So I’ve been slogging through the reclassification comments. One sharply disputed issue is whether the FCC has authority — in the post-Comcast v. FCC world — to reform the Universal Service Fund (USF) to subsidize broadband. Sounds sexy I know, but it’s actually a huge deal. Here’s why.
The USF is a tax on people’s phone bill that is primarily used to subsidize phone service in rural areas that are expensive to serve. Today, these subsidies are limited to traditional old-school telephone service rather than broadband. The FCC’s National Broadband Plan (NBP) wants to change all that. It proposes to reform the program to subsidize rural broadband networks instead. And rural states — along with their Congressional delegations that are overrepresented in the Senate — really like the sound of that.
The catch, though, is that the FCC may lack the power to enact this politically popular reform because of Comcast.
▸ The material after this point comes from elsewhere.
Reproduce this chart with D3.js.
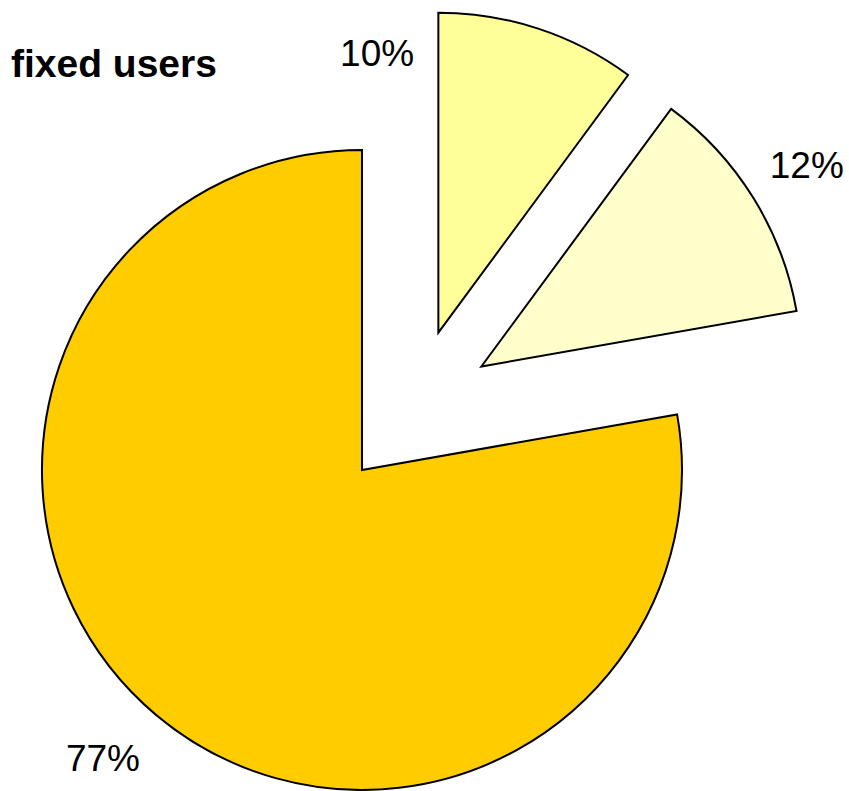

Before Comcast, reforming USF would easily fall within the FCC’s Title I ancillary jurisdiction. After Comcast, that authority’s not so clear.
So here’s the rub. Because USF reform is politically popular, everyone wants the FCC to have authority to enact it. Opponents of reclassification must therefore argue that the FCC retains sufficient ancillary authority even after Comcast. Supporters, by contrast, argue that USF reform is impossible without reclassification (which is a powerful political argument).
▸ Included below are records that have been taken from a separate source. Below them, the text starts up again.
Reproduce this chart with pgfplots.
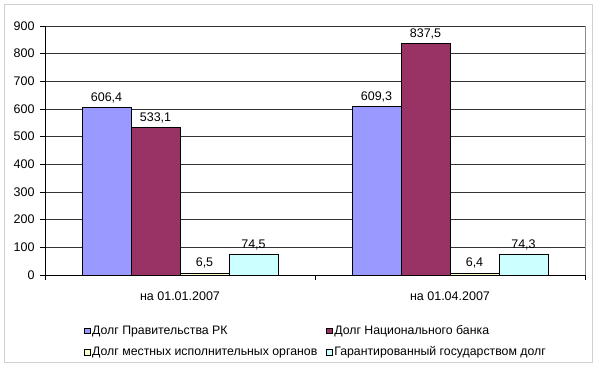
\documentclass[border=0pt]{standalone}
\usepackage{pgfplots}
\pgfplotsset{compat=1.18}
\usepackage{fontspec}
\setmainfont{Liberation Sans}
\definecolor{cA}{HTML}{9999FF}
\definecolor{cB}{HTML}{993366}
\definecolor{cC}{HTML}{FFFFCC}
\definecolor{cD}{HTML}{CCFFFF}
\begin{document}
\begin{tikzpicture}[x=1pt,y=1pt]
\useasboundingbox (0,0) rectangle (600,370);
\draw[black!18, line width=1pt] (4.5,7.5) rectangle (592.5,365.5);
\begin{axis}[
  at={(45pt,95pt)}, anchor=south west,
  scale only axis, width=540pt, height=249pt,
  ymin=0, ymax=900, ytick={0,100,...,900},
  xmin=-0.5, xmax=1.5,
  xtick={0,1}, xticklabels={на 01.01.2007, на 01.04.2007},
  minor xtick={-0.5,0.5,1.5},
  major x tick style={draw=none},
  minor tick length=5pt, major tick length=5pt,
  tick align=outside,
  axis x line*=bottom, axis y line*=left,
  axis line style={black, line width=0.8pt},
  tick style={black, line width=0.8pt},
  ymajorgrids, grid style={black!80, line width=0.8pt},
  ticklabel style={font=\fontsize{12.5}{15}\selectfont},
  /pgf/number format/assume math mode=true,
  yticklabel style={xshift=-2pt},
  xticklabel style={yshift=-8pt},
  ybar=0pt, bar width=49pt,
  every axis plot/.append style={draw=black, line width=0.6pt},
  nodes near coords={\pgfmathprintnumber[fixed,fixed zerofill,precision=1,use comma]{\pgfplotspointmeta}},
  every node near coord/.append style={font=\fontsize{12.5}{15}\selectfont, text=black, yshift=1pt},
  every axis plot post/.append style={legend image code/.code={\draw[#1, line width=0.5pt] (0pt,-2.8pt) rectangle (5.5pt,2.8pt);}},
  legend columns=2,
  legend cell align=left,
  legend style={draw=none, fill=none, at={(0.0722,-0.267)}, anchor=west, inner xsep=0pt,
    font=\fontsize{12.3}{14}\selectfont,
    /tikz/every even column/.append style={column sep=7pt},
    row sep=6.5pt},
  clip=false,
]
\addplot[fill=cA] coordinates {(0,606.4) (1,609.3)};
\addplot[fill=cB] coordinates {(0,533.1) (1,837.5)};
\addplot[fill=cC] coordinates {(0,6.5) (1,6.4)};
\addplot[fill=cD] coordinates {(0,74.5) (1,74.3)};
\legend{Долг Правительства РК, Долг Национального банка, Долг местных исполнительных органов, Гарантированный государством долг}
\draw[black!45, line width=0.8pt] (rel axis cs:1,0) -- (rel axis cs:1,1);
\end{axis}
\end{tikzpicture}
\end{document}
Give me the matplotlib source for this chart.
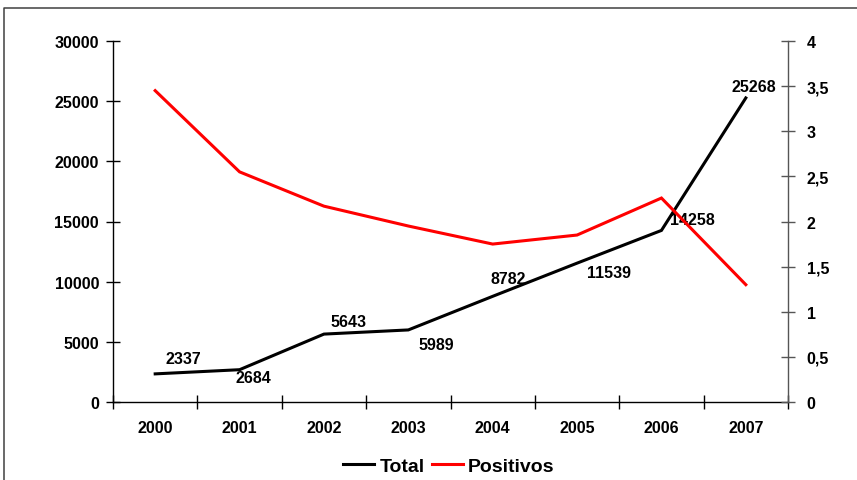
import matplotlib
matplotlib.use('Agg')
import matplotlib.pyplot as plt
from matplotlib.ticker import FuncFormatter, MultipleLocator
from matplotlib.lines import Line2D
import numpy as np

years = ['2000', '2001', '2002', '2003', '2004', '2005', '2006', '2007']
total = [2337, 2684, 5643, 5989, 8782, 11539, 14258, 25268]
positivos = [3.45, 2.55, 2.17, 1.95, 1.75, 1.85, 2.26, 1.30]

# label offsets in pixels (dx right, dy down)
label_off = [(28, -15), (14, 8), (25, -13), (28, 15), (16, -18), (32, 9), (31, -11), (8, -11)]

plt.rcParams['font.family'] = ['Liberation Sans', 'DejaVu Sans']
plt.rcParams['font.weight'] = 'bold'

W, H = 857, 481
fig = plt.figure(figsize=(W / 100, H / 100), dpi=100)
ax = fig.add_axes([113 / W, 1 - 403 / H, 675 / W, 361 / H])
ax2 = ax.twinx()

x = np.arange(len(years))
l1, = ax.plot(x, total, color='black', lw=2.2, solid_joinstyle='miter', zorder=3)
l2, = ax2.plot(x, positivos, color='#ff0000', lw=2.2, solid_joinstyle='miter', zorder=3)

fs = 11.5
for xi, v, (dx, dy) in zip(x, total, label_off):
    ax.annotate(str(v), (xi, v), xytext=(dx * 0.72, -dy * 0.72), textcoords='offset points',
                ha='center', va='center', fontsize=fs, fontweight='bold')

ax.set_xlim(-0.5, len(years) - 0.5)
ax.set_ylim(0, 30000)
ax2.set_ylim(0, 4)
ax.yaxis.set_major_locator(MultipleLocator(5000))
ax2.yaxis.set_major_locator(MultipleLocator(0.5))
ax2.yaxis.set_major_formatter(FuncFormatter(lambda v, p: ('%g' % v).replace('.', ',')))

ax.set_xticks(x)
ax.set_xticklabels(years)
ax.set_xticks(np.arange(-0.5, len(years)), minor=True)
ax.tick_params(axis='x', which='major', length=0, pad=13, labelsize=fs)
ax.tick_params(axis='x', which='minor', direction='inout', length=10, width=1)
ax.tick_params(axis='y', direction='inout', length=10, width=1, pad=5, labelsize=fs)
ax2.tick_params(axis='y', direction='inout', length=10, width=1, pad=8.5, labelsize=fs,
                color='#555555')

for a in (ax, ax2):
    a.spines['top'].set_visible(False)
ax.spines['right'].set_visible(False)
ax2.spines['left'].set_visible(False)
ax2.spines['bottom'].set_visible(False)
ax2.spines['right'].set_color('#555555')
for s in ('left', 'bottom'):
    ax.spines[s].set_linewidth(1)
ax2.spines['right'].set_linewidth(1)

fig.legend([l1, l2], ['Total', 'Positivos'], loc='center', bbox_to_anchor=(449 / W, 1 - 467 / H),
           ncol=2, frameon=False, prop={'size': 14, 'weight': 'bold'},
           handlelength=1.6, handletextpad=0.25, columnspacing=0.4)

# outer chart frame (clipped at right and bottom)
fig.add_artist(Line2D([4 / W, 4 / W, 1.01], [-0.01, 1 - 9 / H, 1 - 9 / H],
                      transform=fig.transFigure, color='#404040', lw=1.1))

fig.savefig('out.png', dpi=100)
So who’s right? Short answer — it’s not clear, and it requires a ridiculously complex analysis. In some parts of the statute, USF support seems limited to “telecommunications carriers.” In other places, though, the statute mentions access to “information services.” On balance, I think the statute doesn’t authorize USF reform post-Comcast, but it’s not a slam dunk.
If anything, though, this lack of clarity strengthens the case for reclassification. Reforming USF under Title I will inevitably trigger a lot of tedious and expensive litigation — and different circuits could easily come to different conclusions. USF reform, though, is merely one piece of the NBP. Under a Title I approach, this same tedious litigation would accompany every single NBP action — delaying urgent reforms for years while US performance continues to fall behind the rest of the world.
To be sure, a future reclassification order will be challenged approximately 3.2 seconds after it’s adopted. But it would be one litigation to resolve everything all at once. Without reclassification, the NBP will die a death of a thousand cuts.